Anne-Marie Thibaudeau, director of programs at Bombardier Defense, said it’s “a very a normal thing” for companies to receive a contract for a product that has yet to be furnished.

“Governments or military services tend to require unique characteristics systems or radars on their aircraft, so they are usually full-on development programs,” she said.

“Boeing claims to have an aircraft that is available earlier, but it is also an aircraft that is at the end of its life and whose production line, according to Boeing, will be finished in (2025) if there are no other orders,” she added in French.

Bombardier has sat down with Defence Minister Anita Anand and Industry Minister Francois-Philippe Champagne to discuss its surveillance planes, Pyun said.

The federal government has said it is still weighing its options for the multibillion-dollar contract.

Boeing disagreed with Bombardier’s assertion that Poseidons have reached the end of their runway.

“There continues to be robust demand for P-8 aircraft and we will continue to build P-8s as long as we have demand for them,” the Virginia-based company said in an email Monday.

Boeing is currently building 11 more P-8 Poseidons for the U.S. navy, on top of the 117 already delivered, it said. A planned service life of 25 years extends the navy’s P-8 program to nearly 2050, and possibly beyond, the company said.

The federal Procurement Department in February 2022 issued a letter of request for an offer on 16 Poseidons, sent via the U.S. government’s foreign military sales program. The government said in an email that ask “does not commit Canada to purchasing the P-8A Poseidon and the project remains in options analysis.”

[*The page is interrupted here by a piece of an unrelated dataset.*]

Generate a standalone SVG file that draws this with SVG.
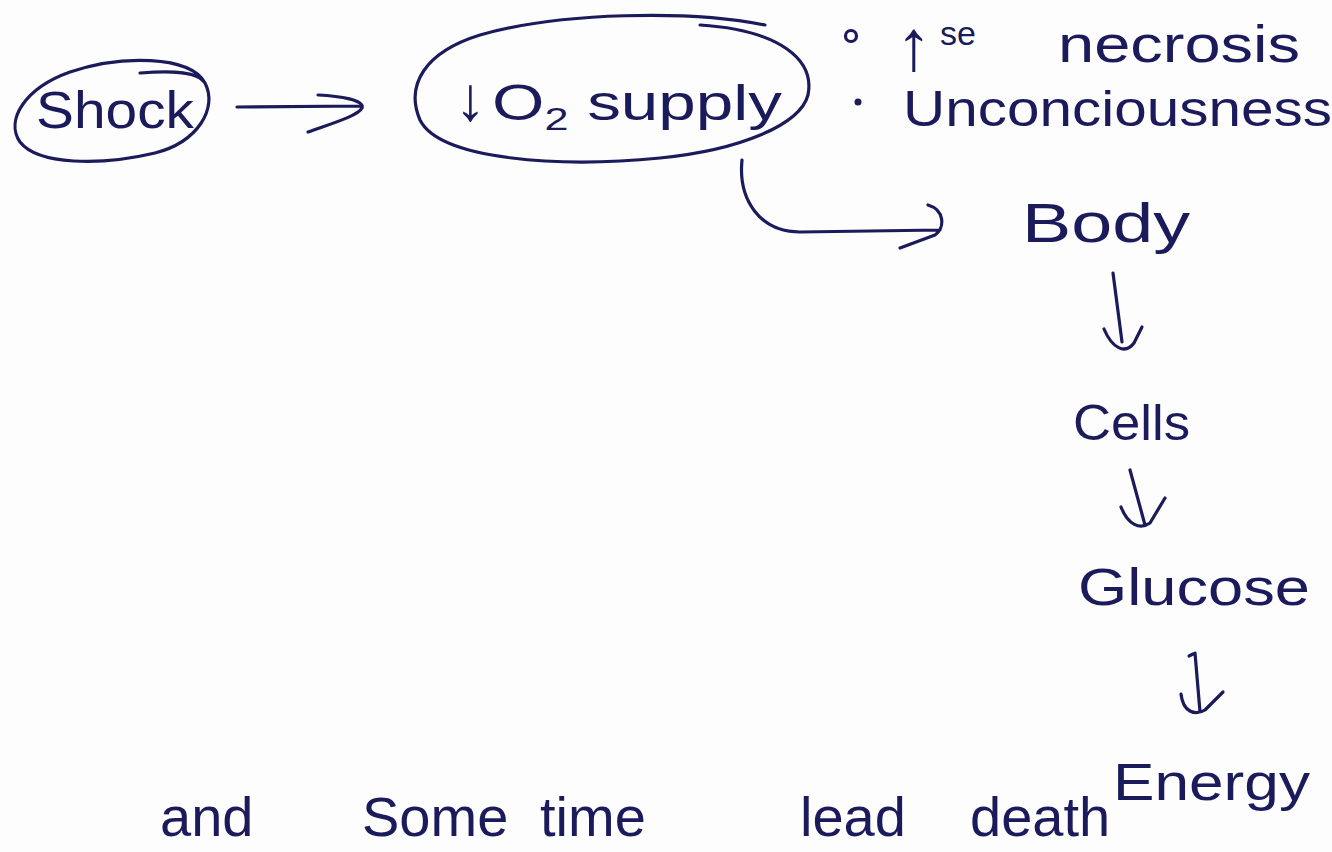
<svg xmlns="http://www.w3.org/2000/svg" width="1332" height="852" viewBox="0 0 1332 852">
<style>
.t{font-family:"Liberation Sans","DejaVu Sans",sans-serif;fill:#1b1b5c;}
.s{fill:none;stroke:#1b1b5c;stroke-width:3.2;stroke-linecap:round;stroke-linejoin:round;}
</style>
<rect width="1332" height="852" fill="#fdfdfd"/>
<g id="node-shock">
<path class="s" d="M205,83 C190,55 120,55 70,72 C25,88 5,120 20,142 C38,165 100,166 155,153 C198,142 218,108 205,83 C198,72 175,70 140,73"/>
<text class="t" x="36" y="128" font-size="52" textLength="158" lengthAdjust="spacingAndGlyphs">Shock</text>
</g>
<g id="node-o2">
<path class="s" d="M765,25 C690,10 560,12 480,35 C425,52 405,85 420,120 C440,160 560,168 660,158 C740,150 800,125 808,95 C815,60 780,30 700,25"/>
<text class="t" x="455" y="120" font-size="50"><tspan font-size="62">↓</tspan><tspan x="492" textLength="290" lengthAdjust="spacingAndGlyphs">O<tspan font-size="32" dy="10">2</tspan><tspan dy="-10"> supply</tspan></tspan></text>
</g>
<g id="node-effects">
<circle cx="851" cy="36" r="5.5" class="s" stroke-width="2.8"/>
<text class="t" x="896" y="70" font-size="72">↑</text>
<text class="t" x="940" y="45" font-size="34">se</text>
<text class="t" x="1058" y="62" font-size="52" textLength="242" lengthAdjust="spacingAndGlyphs">necrosis</text>
<circle cx="858" cy="102" r="3.5" fill="#1b1b5c"/>
<text class="t" x="903" y="126" font-size="50" textLength="429" lengthAdjust="spacingAndGlyphs">Unconciousness</text>
</g>
<g id="node-body">
<text class="t" x="1022" y="242" font-size="56" textLength="168" lengthAdjust="spacingAndGlyphs">Body</text>
</g>
<g id="node-cells">
<text class="t" x="1073" y="440" font-size="50" textLength="117" lengthAdjust="spacingAndGlyphs">Cells</text>
</g>
<g id="node-glucose">
<text class="t" x="1078" y="605" font-size="52" textLength="232" lengthAdjust="spacingAndGlyphs">Glucose</text>
</g>
<g id="node-energy">
<text class="t" x="1113" y="800" font-size="52" textLength="197" lengthAdjust="spacingAndGlyphs">Energy</text>
</g>
<g id="node-death">
<text class="t" x="160" y="836" font-size="56">and</text>
<text class="t" x="362" y="836" font-size="56">Some</text>
<text class="t" x="540" y="836" font-size="56">time</text>
<text class="t" x="800" y="836" font-size="56">lead</text>
<text class="t" x="970" y="836" font-size="56">death</text>
</g>
<g id="connectors">
<path class="s" d="M237,107 L362,106 M318,95 C340,96 365,100 362,108 C358,116 330,124 308,132"/>
<path class="s" d="M742,160 C738,200 760,232 800,232 L940,230 M928,205 C945,210 945,228 935,235 L900,248"/>
<path class="s" d="M1113,273 L1122,342 M1104,329 C1112,348 1125,355 1134,343 L1142,327"/>
<path class="s" d="M1130,470 L1145,525 M1121,507 C1128,525 1140,530 1150,523 L1165,498"/>
<path class="s" d="M1193,654 L1189,656 M1195,653 L1200,712 M1181,694 C1183,712 1195,716 1205,710 L1223,692"/>
</g>
</svg>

The final decision will be based on capability and pricing as well as benefits to Canadian industry, it added.

Nonetheless, Bombardier sees the letter and subsequent actions as tantamount to a sole-source bidding process.

So do some premiers.

Quebec Premier Francois Legault said he and Ontario Premier Doug Ford have asked their fellow first ministers to put patrol plane procurement on the agenda at a meeting of provincial and territorial heads of government in Winnipeg.

“We would like that Bombardier has an opportunity to table a proposal, instead of going directly with Boeing,” Legault told reporters as the three-day event kicked off Monday.

“Of course, we can understand that the U.S. government must put a lot of pressure on the Canadian government. But we have a Canadian company, Bombardier, having plants in Ontario, in Quebec, that can supply what is needed.”

Last week, that company sought to bolster its economic case for sourcing a multibillion-dollar military contract to a Canadian outfit.

Citing a PwC report commissioned by Bombardier, it said a contract would furnish 22,650 jobs directly – nearly 11,000 in Ontario, 6,550 in Quebec and close to 4,200-plus in Atlantic Canada. It would also add $2.8 billion to the gross domestic product and yield $800 million in tax revenue, the study projected.

Boeing has also tried to tout its Canadian bona fides.

The aircraft giant’s P8-A Poseidons would sustain more than 2,900 jobs and generate $358 million in economic output in Canada annually, according to a Boeing-commissioned study by management consultants Doyletech Corp.

“In strong collaboration with our Canadian industry P-8 partners and our extensive supply chain in-country, we appreciate the opportunity to build upon our more than 100-year relationship with Canada and grow our Canadian partnerships and investments,” Ted Colbert, CEO of Boeing Defense, Space and Security, said in a statement on May 30.

Bombardier and Boeing have clashed before. In 2020, the former sold its remaining stake in the A220 jetliner program, marking the end of its failed bid to take on the commercial aircraft duopoly of Airbus and Boeing.

In 2018, a U.S. trade panel ruled that Boeing suffered no harm due to competition from Bombardier, despite the U.S. plane maker’s claim that its northern rival sold C Series jets to Delta Air Lines at “absurdly” low prices while enjoying subsidies from the federal and Quebec governments.

The spat was spiralling upward before the decision, with Ottawa threatening to ditch plans to purchase 18 fighter jets from Boeing.